Wherever I was, I could only head south. The Massawa road had to be that way, no matter how far.
I bounced along a two-rut path between black volcanic outcroppings and acacia thorn bushes. Again and again I choked through powdery dust clouds as my wheels sang a loud "pluuuffff" as they lurched through puddle after puddle of red-brown powder. I crossed deep, dry creek bed after dry creek bed. Everything was shrouded in thorn bushes and dust and heat and the sweat leaking into my eyes. Only occasional groups of baboons and nagging thoughts of the shifti gave me something beyond the dust and holes to consider.
I was dodging dust and baboons somewhere out there.
This desolate area was the home of the one-time mineral hot springs resort of Ailet.
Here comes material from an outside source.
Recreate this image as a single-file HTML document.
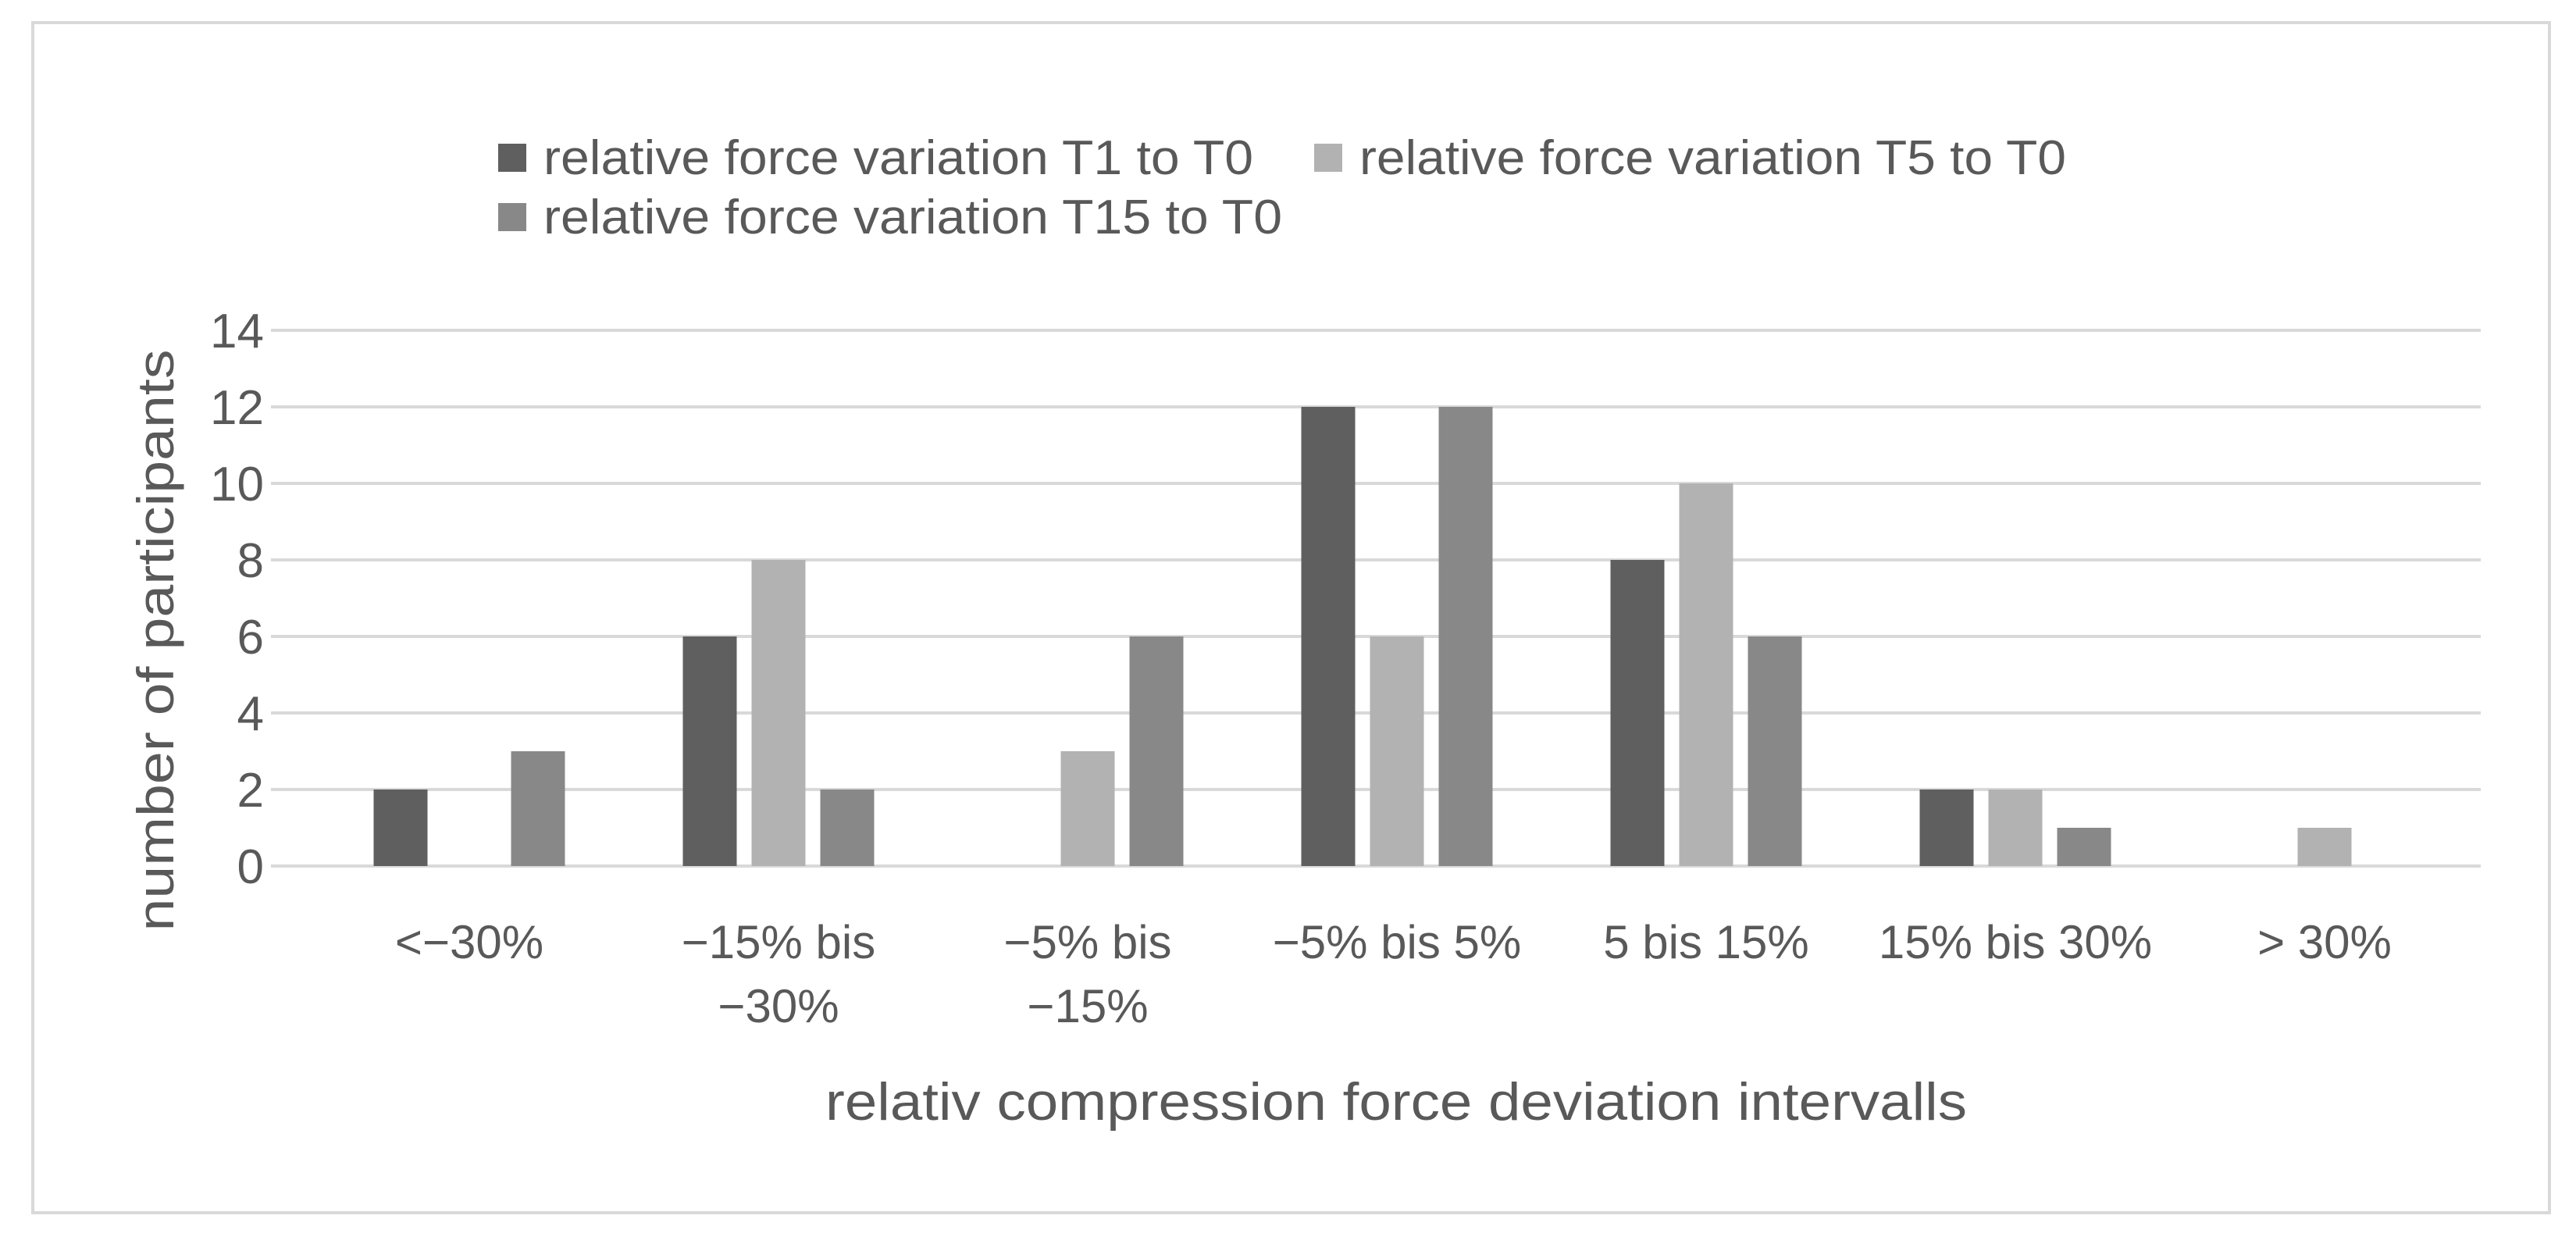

But, though it was nearby, tens of paths crisscrossed the area and I never found the right one to Ailet.
Soon I climbed out of the dust up onto the Asmara-Massawa road at the Ailet sign, right where I had thought the road would end. I had traveled more than 56 miles (91 km) since leaving the Keren road. I quickly covered the 33 miles (59 km) back up the escarpment to Asmara. With the initial 13 miles (21 km) up the Keren road, the whole trip had been 102 miles (163 km).
With a little luck and a not so dangerous land, I had made it back safely. I had explored a new road and seen no shifti. I had half a tank of gas left. And the authorities never learned of my stretching of the meaning of "vicinity of Asmara." I only regret that I had not let myself be influenced into leaving my camera in my room that day. It never captured the vista of the escarpment, the mists of the rain forest, the Iowa farms in the hills, and the thorns and baboons of the desert. I cannot show them to you here, but they remain vivid in my mind.